EMP-Proofing Survival Gear
February 21st, 2020
4 minute read
When you think of a disaster scenario, what does that look like for you? An electromagnetic pulse, or EMP, is one of the scenarios you may be planning for, and the power grid is particularly susceptible. In the event of an EMP, you’re looking at lights out — literally.
You might be pointing to your stash of candles and think it would be no big deal, but there are some things to consider if you’re relying on candles or even flashlights to get you through a power loss, especially one that renders your standard lighting items powerless. Whether it’s a short-term power outage or a doomsday scenario, it’s always a good idea to be prepared.
Here are few questions you should ask yourself:
- How long will your candles burn?
- How many candles will you need to do the activities you need to get done?
- How many batteries do you have for your flashlights?
- How many batteries does your light take, and how long will those last?
Certainly, candles and flashlights are great, and you should have plenty of each. Diversification, however, can also be your friend. Let’s look at a few other options and ingredients you can have on hand to keep some lights on during a SHTF scenario.
You can get these at any hardware store, and they’re often used to light outdoor walkways and paths.
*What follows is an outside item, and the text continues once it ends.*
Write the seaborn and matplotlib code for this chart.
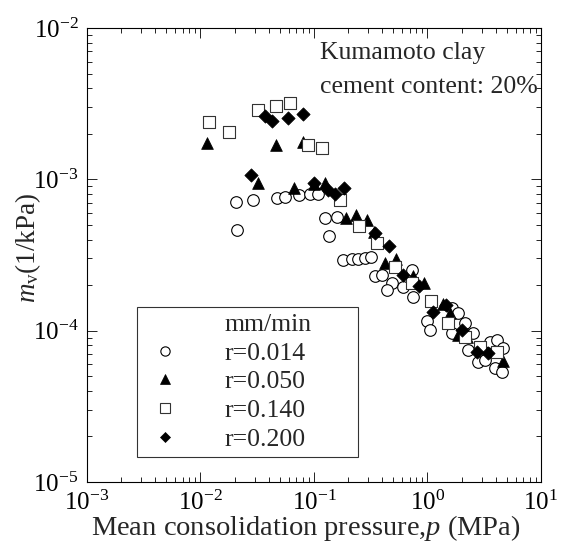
import matplotlib
matplotlib.use("Agg")
import matplotlib.pyplot as plt
import numpy as np
import pandas as pd
import seaborn as sns
from matplotlib.lines import Line2D
from matplotlib.ticker import LogLocator, NullFormatter

sns.set_theme(style="ticks")
plt.rcParams["font.family"] = ["Liberation Serif", "DejaVu Serif"]
plt.rcParams["mathtext.fontset"] = "custom"
plt.rcParams["mathtext.rm"] = "Liberation Serif"
plt.rcParams["mathtext.it"] = "Liberation Serif:italic"
plt.rcParams["mathtext.bf"] = "Liberation Serif:bold"

# Coefficient of volume compressibility m_v (1/kPa) vs mean consolidation pressure p (MPa)
rate_labels = ["r=0.014", "r=0.050", "r=0.140", "r=0.200"]

p_014 = [0.0206, 0.0210, 0.0290, 0.0472, 0.0555, 0.0738, 0.0923, 0.108,
         0.125, 0.160, 0.136, 0.180, 0.216, 0.244, 0.281, 0.318,
         0.344, 0.397, 0.486, 0.440, 0.608, 0.730, 0.745, 0.991,
         1.05, 1.64, 1.86, 2.14, 2.52, 1.64, 2.27, 2.79,
         3.56, 4.10, 4.62, 3.94, 4.53, 3.21]
mv_014 = [7.13e-4, 4.66e-4, 7.35e-4, 7.57e-4, 7.69e-4, 7.93e-4, 8.05e-4, 8.05e-4,
          5.51e-4, 5.60e-4, 4.19e-4, 2.91e-4, 2.96e-4, 2.96e-4, 3.00e-4, 3.05e-4,
          2.29e-4, 2.32e-4, 2.08e-4, 1.87e-4, 1.93e-4, 2.50e-4, 1.66e-4, 1.15e-4,
          1.01e-4, 1.41e-4, 1.30e-4, 1.12e-4, 9.62e-5, 9.62e-5, 7.43e-5, 6.19e-5,
          8.40e-5, 8.65e-5, 7.66e-5, 5.65e-5, 5.32e-5, 6.38e-5]

p_050 = [0.0114, 0.0462, 0.080, 0.0321, 0.0667, 0.100, 0.125, 0.191,
         0.234, 0.293, 0.338, 0.423, 0.528, 0.745, 0.931, 1.37,
         1.58, 1.86, 2.23, 4.62]
mv_050 = [1.75e-3, 1.69e-3, 1.77e-3, 9.50e-4, 8.81e-4, 9.37e-4, 9.50e-4, 5.51e-4,
          5.77e-4, 5.35e-4, 4.52e-4, 2.78e-4, 2.96e-4, 2.29e-4, 2.05e-4, 1.49e-4,
          1.30e-4, 9.33e-5, 9.05e-5, 6.28e-5]

p_140 = [0.0119, 0.0178, 0.0321, 0.0462, 0.0615, 0.0885, 0.1175, 0.169,
         0.249, 0.359, 0.517, 0.730, 1.07, 1.52, 2.14, 2.90, 4.10]
mv_140 = [2.40e-3, 2.06e-3, 2.88e-3, 3.06e-3, 3.21e-3, 1.69e-3, 1.62e-3, 7.35e-4,
          4.88e-4, 3.77e-4, 2.62e-4, 2.05e-4, 1.58e-4, 1.13e-4, 9.05e-5, 7.78e-5, 7.21e-5]

p_200 = [0.0370, 0.0427, 0.0590, 0.0800, 0.0279, 0.100, 0.133, 0.153,
         0.184, 0.344, 0.458, 0.608, 0.841, 1.12, 1.46, 2.01, 2.73, 3.41]
mv_200 = [2.63e-3, 2.44e-3, 2.55e-3, 2.71e-3, 1.06e-3, 9.50e-4, 8.55e-4, 8.05e-4,
          8.81e-4, 4.39e-4, 3.60e-4, 2.35e-4, 1.96e-4, 1.32e-4, 1.47e-4, 1.01e-4, 7.21e-5, 7.10e-5]

series = {
    "r=0.014": (p_014, mv_014),
    "r=0.050": (p_050, mv_050),
    "r=0.140": (p_140, mv_140),
    "r=0.200": (p_200, mv_200),
}
df = pd.concat(
    [pd.DataFrame({"p": p, "mv": mv, "rate": lab}) for lab, (p, mv) in series.items()],
    ignore_index=True,
)

marker_style = {
    "r=0.014": dict(marker="o", s=70, color="white", edgecolor="black", linewidth=0.8),
    "r=0.050": dict(marker="^", s=72, color="black", edgecolor="black", linewidth=0.5),
    "r=0.140": dict(marker="s", s=66, color="white", edgecolor="#333333", linewidth=0.8),
    "r=0.200": dict(marker="D", s=46, color="black", edgecolor="black", linewidth=0.5),
}

fig = plt.figure(figsize=(5.61, 5.53), dpi=100)
ax = fig.add_axes([0.155, 0.1284, 0.8093, 0.821])

for lab in rate_labels:
    sub = df[df["rate"] == lab]
    sns.scatterplot(data=sub, x="p", y="mv", ax=ax, legend=False, **marker_style[lab])

ax.set_xscale("log")
ax.set_yscale("log")
ax.set_xlim(1e-3, 1e1)
ax.set_ylim(1e-5, 1e-2)

for axis in (ax.xaxis, ax.yaxis):
    axis.set_major_locator(LogLocator(base=10, numticks=10))
    axis.set_minor_locator(LogLocator(base=10, subs=np.arange(2, 10), numticks=20))
    axis.set_minor_formatter(NullFormatter())

ax.tick_params(which="both", direction="in", top=True, right=True,
               colors="black", labelsize=18, width=0.6)
ax.tick_params(which="major", length=7, pad=6)
ax.tick_params(which="minor", length=3.5)
for sp in ax.spines.values():
    sp.set_linewidth(0.8)
    sp.set_color("black")

ax.set_xlabel("Mean consolidation pressure,$p$ (MPa)", fontsize=20.5, va="center")
ax.set_ylabel("$m_{\\mathrm{v}}$(1/kPa)", fontsize=19.5, va="center")
ax.xaxis.set_label_coords(0.483, -0.102)
ax.yaxis.set_label_coords(-0.13, 0.515)

ax.text(0.513, 0.945, "Kumamoto clay", transform=ax.transAxes,
        fontsize=18.5, ha="left", va="center")
ax.text(0.513, 0.870, "cement content: 20%", transform=ax.transAxes,
        fontsize=18.5, ha="left", va="center")

# legend with a header row for the unit of the loading rate
handles = [Line2D([], [], linestyle="none", marker="")]
labels = ["mm/min"]
for lab in rate_labels:
    st = marker_style[lab]
    handles.append(Line2D([], [], linestyle="none", marker=st["marker"],
                          markersize=np.sqrt(st["s"]) * 0.8,
                          markerfacecolor=st["color"], markeredgecolor=st["edgecolor"],
                          markeredgewidth=st["linewidth"]))
    labels.append(lab)

leg = ax.legend(handles, labels, loc="lower left", bbox_to_anchor=(0.110, 0.055, 0.487, 0.328),
                mode="expand", borderaxespad=0, fontsize=18.5, frameon=True, fancybox=False,
                handlelength=1.7, handletextpad=1.45, borderpad=0.25, labelspacing=0.22)
leg.get_frame().set_edgecolor("black")
leg.get_frame().set_linewidth(0.8)

fig.savefig("out.png", dpi=100)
They recharge during the daytime, and then automatically turn on at night, using a dawn sensor to shut off again in the morning at sunrise. If you put a piece of duct tape over the sensor, you can use them inside at night. The tape keeps them from mistaking other light sources for a shutoff signal.
Olive Oil Lamp
Chances are you have everything you need to make an olive oil lamp or ten. All you need is:
- Olive oil – obviously…
- A piece of flexible wire (I use a wire clothes hanger that’s been untwisted; it’s enough for two to three lamps)
- A wide-mouth mason jar, like what you’d use for canning food (you are canning food, right?)
- A length of cotton butcher twine
They’re pretty easy to make. All you need to do is bend the wire into a coil on one end that will sit in the bottom of the jar and hold the wick, and then straighten the rest into a hook that rests outside the rim of the jar so you can pull it up. Work the wick into the coil so about ¼” is above the coil, and let the rest of the wick lay on the bottom of the jar. Once you have it set up, pour just enough olive oil into the jar so it comes up to almost where the wick is in the oil. You need to keep the top of the wick exposed or the oil will put the flame out.
The benefit to these is that even a few ounces of oil will burn for a very long time, and it’s a safe burn; if you knock over the lamp it’ll just burn out. Since olive oil has a high flashpoint, it won’t suddenly ignite if it spills — making it a lot safer than your candle. In addition, it burns cleanly and will be fairly bright for the amount of materials you’re using.
It might seem like I was badmouthing flashlights, but no way — they’re critical pieces of gear. What kind you need depends on what you plan to use it for. A mini-Maglite, for instance, is great for a bug out bag or everyday carry. If you want to have something that requires zero batteries or external power source, however, you need to look elsewhere.
Enter the hand crank flashlight. One highly popular model is the Thorfire, which claims that you can get 60 minutes of LED light from one minute of cranking. It also allows for solar charging as well, which gives you a second option for power.
If you do decide to go the candle route, don’t just load up on taper candles from your local home décor store. Check out the 115 Hour Plus Emergency Candles by Emergency Essentials; they burn clean and odorless. You can even use tea light candles in a lantern for low-but-functional light.
Before going all-in on one type of survival lighting, explore other scenario-based options, such as a post-EMP situation. Have back-ups for your back-ups, and make sure that you have plenty of supplies for whatever options you choose.